Temperatures VI

Ana Teixeira Pinto: Dim to Dark (in englischer Sprache)

Dienstag, 26. Oktober 2021
19 Uhr

Temperatures ist ein kooperatives, einjähriges Veranstaltungsprogramm des Bonner Kunstvereins, Kunstvereins München und des Kunstvereins Nürnberg mit Vorträgen, Lesungen, Konzerten und Performances, das den digitalen Raum innerhalb der bestehenden Infrastrukturen der drei Institutionen erweitert.

Die sechste Veranstaltung mit dem Titel Dim to Dark findet in Form eines Vortrags der Kulturtheoretikerin und Autorin Ana Teixeira Pinto statt. Der Vortrag findet in englischer Sprache statt. Die Teilnahme ist online – kostenlos und ohne Voranmeldung – über folgenden Link möglich: https://us02web.zoom.us/j/86175584804?pwd=aWlrTUdnNFpHanR2TTdqYWEwUmg1QT09. Außerdem gibt es die Möglichkeit, den Vortrag vor Ort im Kunstverein Nürnberg zu besuchen. Für einen dortigen Besuch gelten die aktuellen 3G-Regularien.

In seinem oft zitierten Essay Lessons on the Analytic of the Sublime aus dem Jahr 1991 beschreibt Jean-Francois Lyotard die Erfahrung des Erhabenen als einen gewalttätigen sexuellen Übergriff, bei dem das Vorstellungsvermögen als “violated, exceeded, exhausted”[1] erscheint.
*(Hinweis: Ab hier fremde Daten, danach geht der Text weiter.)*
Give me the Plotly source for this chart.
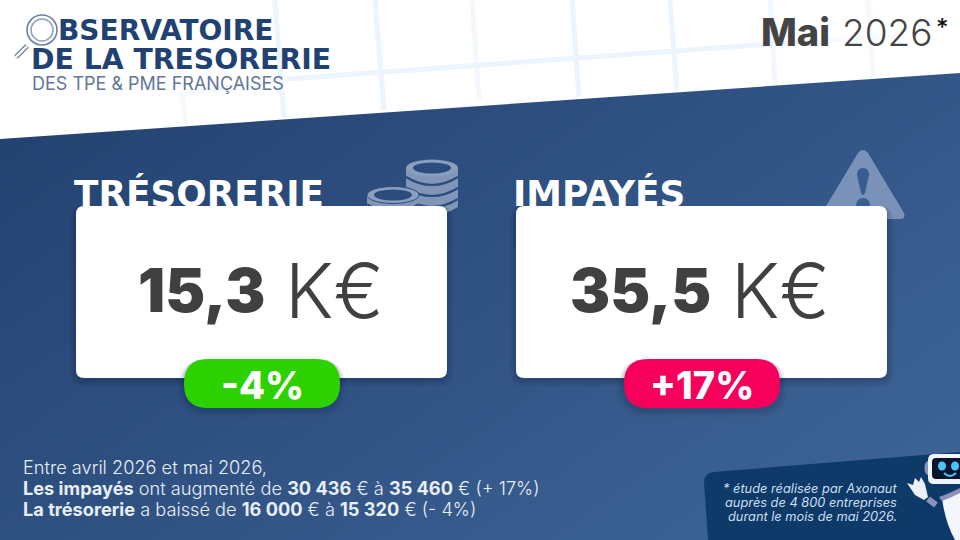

Man könnte Lyotards Vorliebe für Metaphern, die sexuelle Gewalt naturalisieren, vielleicht als Eigenart eines einzelnen Autors abtun, aber abgesehen von dieser schockierenden Passage ist das “freie Spiel” der Kräfte bereits in Kants Darstellung des Erhabenen implizit gegendert. Das Erhabene hat auch eine verdeckte, rassische Dimension. In Edmund Burkes Philosophical Enquiry into the Origin of Our Ideas of the Sublime and the Beautiful (1757), der ersten Theorie des Erhabenen, wird “blackness” mit den Themen Dunkelheit und Schrecken in Verbindung gebracht, und zwar anhand des Beispiels eines Jungen, dessen Sehkraft gerade erst wiederhergestellt worden war; dieser ist angesichts eines schwarzen Frauenkörpers “struck with great horror at the sight”[2].

Anliegen dieses Vortrags ist es, das Erhabene und angrenzende ästhetische Kategorien wie das Exotische oder Groteske aus ihrer ursprünglichen post-aufklärerischen Linie herauszulösen – einer Geschichte ästhetischer Ideen, die vorgeben, ohne schmutzige Verstrickungen an den Orten imperialer Extraktion oder Expansion zu existieren – und die beunruhigende Verquickung von verkörperter und kultivierter Erfahrung zu untersuchen, die der Diskurs der philosophischen Ästhetik als ideologischer Prozess hervorbringt.

Ana Teixeira Pinto ist Autorin und Kulturtheoretikerin und lebt in Berlin. Zur Zeit ist sie Gastprofessorin an der AdBK Nürnberg sowie Tutorin für Theorie am Dutch Art Institute. Ihre Texte erschienen in Publikationen wie Third Text, Afterall, e-flux journal, Manifesta Journal und Texte zur Kunst. Sie ist Herausgeberin einer in Kürze erscheinenden Buchreihe zum „apolitical turn“, die bei Sternberg Press erscheint, und organisiert aktuell, gemeinsam mit Kader Attia und Anselm Franke, eine Konferenz und Podcast-Reihe The White West: Whose Universal?, die im November 2021 am Haus der Kulturen der Welt in Berlin stattfinden wird.

[1] Jean-François Lyotard, Lessons on the Analytic of the Sublime, Palo Alto: Stanford University Press, 1994, S. 180.
[2] Edmund Burke, A Philosophical Inquiry into the Origin of our Ideas of the Sublime and Beautiful, 1757, S. 74.